There is tremendous power in this perception of disunity. When one well known actor comes out and says that Mughals were refugees, nobody else on the “liberal” side has to suffer the blushes. On the other hand, Prime Minister Modi is personally accountable if some guy throws a stone at a church in Navi Mumbai. Is there any evidence that the offender had something to do with BJP, or the act was even politically motivated? No, but it could have been. It is so much easier to do the intellectually lazy thing and put the entire Indian right on notice on mere suspicion.
Remember how the Biden administration recently banned flights from eight African countries to contain the spread of the omicron variant? Zimbabwe, Namibia, Lesotho and Mozambique didn’t even have a single confirmed case of omicron at the time. But somebody at the White House had not bothered to check. Because Africa is Africa. Just like saffron is saffron here in India. The privileged do not recognize that differences exist among those who don’t have privilege.
This is why I am smiling as the liberals tilt at windmills, trying to knock down the Indian right by playing up the “trad” vs “rayta” divide.
The liberals don’t realize what is actually happening. They are conceding ground. Eight years ago, they would have said that the Indian right is a monolith, an undifferentiated evil. Today they admit there is such a thing as “good Indian right” and “bad Indian right.” Cool, that’s a start. They will discover many many more shades in years to come.
In truth, the liberals are dealing here with forces beyond their control. The Indian right has become dominant politically. They have become the axis around which Indian politics revolves.
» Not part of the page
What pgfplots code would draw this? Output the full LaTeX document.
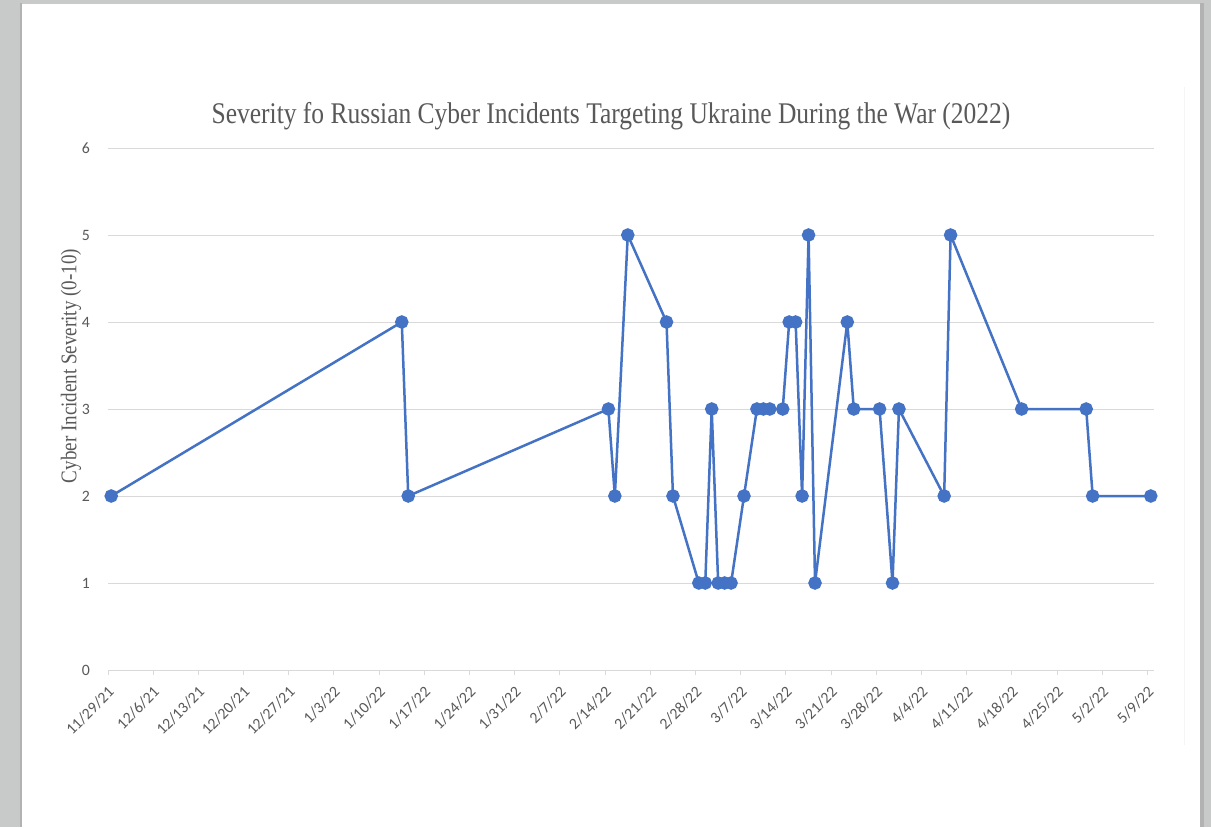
\documentclass[border=0pt]{standalone}
\usepackage{pgfplots}
\pgfplotsset{compat=1.18}
\usepackage{pgfplotstable}
\usepackage{fontspec}
\setmainfont{Liberation Serif}
\newfontfamily\titlefont[FakeStretch=0.85]{Liberation Serif}
\newfontfamily\labelfont{Carlito}

\definecolor{series}{HTML}{4472C4}
\definecolor{gridgray}{HTML}{D9D9D9}
\definecolor{textgray}{HTML}{595959}
\definecolor{desk}{HTML}{C8C9C9}

% Incident severity; day = days since 11/29/21
\pgfplotstableread{
day sev
0   2
45  4
46  2
77  3
78  2
80  5
86  4
87  2
91  1
92  1
93  3
94  1
95  1
96  1
98  2
100 3
101 3
102 3
104 3
105 4
106 4
107 2
108 5
109 1
114 4
115 3
119 3
121 1
122 3
129 2
130 5
141 3
151 3
152 2
161 2
}\incidents

\begin{document}
\begin{tikzpicture}
% page on grey desk
\useasboundingbox (0,0) rectangle (605.5pt,413.5pt);
\fill[desk] (0,0) rectangle (605.5pt,413.5pt);
\fill[black!30] (9.8pt,0) rectangle (11pt,411.8pt);
\fill[black!30] (600pt,0) rectangle (602pt,411.8pt);
\fill[white] (11pt,0) rectangle (600pt,411.5pt);
\draw[black!4, line width=0.5pt] (592pt,41pt) -- (592pt,370pt);

\begin{axis}[
  at={(54pt,78.5pt)}, anchor=south west,
  scale only axis, width=523pt, height=261pt,
  xmin=0, xmax=162, ymin=0, ymax=6,
  axis line style={draw=none},
  xtick={0,7,...,161},
  xticklabels={11/29/21,12/6/21,12/13/21,12/20/21,12/27/21,1/3/22,1/10/22,1/17/22,1/24/22,1/31/22,2/7/22,2/14/22,2/21/22,2/28/22,3/7/22,3/14/22,3/21/22,3/28/22,4/4/22,4/11/22,4/18/22,4/25/22,5/2/22,5/9/22},
  ytick={0,...,6},
  xtick pos=bottom, ytick pos=left,
  tick align=outside,
  major tick length=2.5pt,
  xtick style={draw=gridgray, line width=0.5pt},
  ytick style={draw=none},
  ymajorgrids,
  grid style={draw=gridgray, line width=0.5pt},
  ticklabel style={font=\labelfont\fontsize{7.9}{9}\selectfont, text=textgray},
  /pgf/number format/assume math mode=true,
  yticklabel style={xshift=-3pt},
  xticklabel style={rotate=45, anchor=east, inner sep=1pt, xshift=-2.8pt, yshift=-6.3pt},
  clip=false,
]
\addplot[series, line width=1.25pt, mark=*, mark size=2.75pt,
  mark options={fill=series, draw=series}]
  table[x expr=\thisrow{day}+0.5, y=sev] {\incidents};
\end{axis}

\node[text=textgray, font=\titlefont\fontsize{15}{18}\selectfont, anchor=base]
  at (305.5pt,352pt) {Severity fo Russian Cyber Incidents Targeting Ukraine During the War (2022)};
\node[text=textgray, font=\titlefont\fontsize{11.2}{13}\selectfont, rotate=90]
  at (35.5pt,230.5pt) {Cyber Incident Severity (0-10)};
\end{tikzpicture}
\end{document}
The balance of privilege is beginning to shift, slowly but surely.
Over the years, a number of people have asked me if I apply the term “liberal” too liberally. For instance, why do I refer to Maoist atrocities in Jharkhand or Chhattisgarh as “liberal terror”? Is TMC really a “liberal” party?
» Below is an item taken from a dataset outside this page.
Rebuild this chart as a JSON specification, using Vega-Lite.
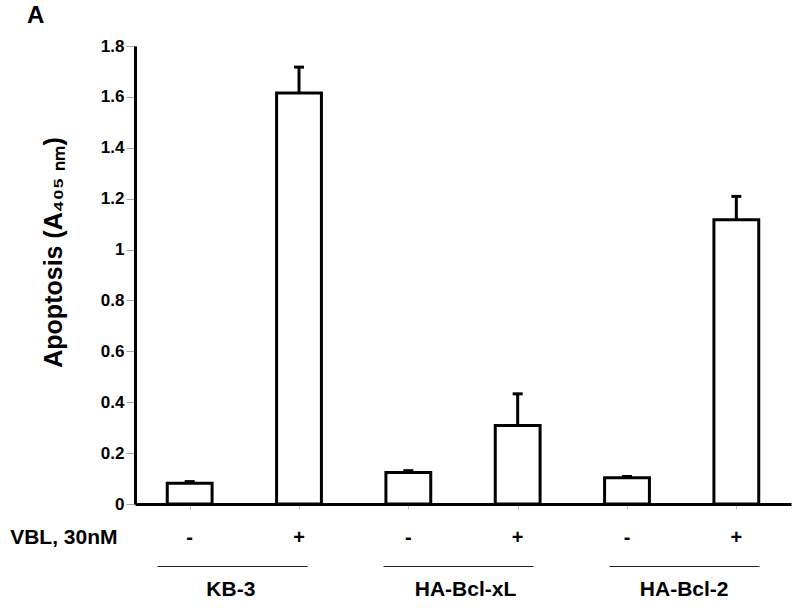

In reality, I have always seen this as a tit for tat tactic. If they don’t differentiate between us, I refuse to differentiate between them. So for me, everyone opposed to the Indian right is a “liberal.” It could be a Maoist in Bastar, a CPM comrade in Kerala or a TMC worker in Bengal. All the feudal family based parties, the casteist parties, the Islamist parties, the regional parties opposed to the Indian right are “liberal.” Along with so called intellectuals who are against the Indian right. All liberals. As long as you ask me to clarify on what some crazy maniacs I never heard of before said at some assembly in Uttarakhand, I hold every liberal intellectual personally accountable for every action of the Taliban in Afghanistan.
And we should not stop there. We should also hold them personally accountable for every crime of the Catholic Church anywhere in the world, as well as every atrocity ever commited under Communism or Islamism.
It is time to counter liberal privilege and turn it on its head. With time, as Ajit Datta points out here, the “trad” vs “rayta” debate should go mainstream, and occupy the center of the political discourse. Move over, liberals and watch from the sidelines.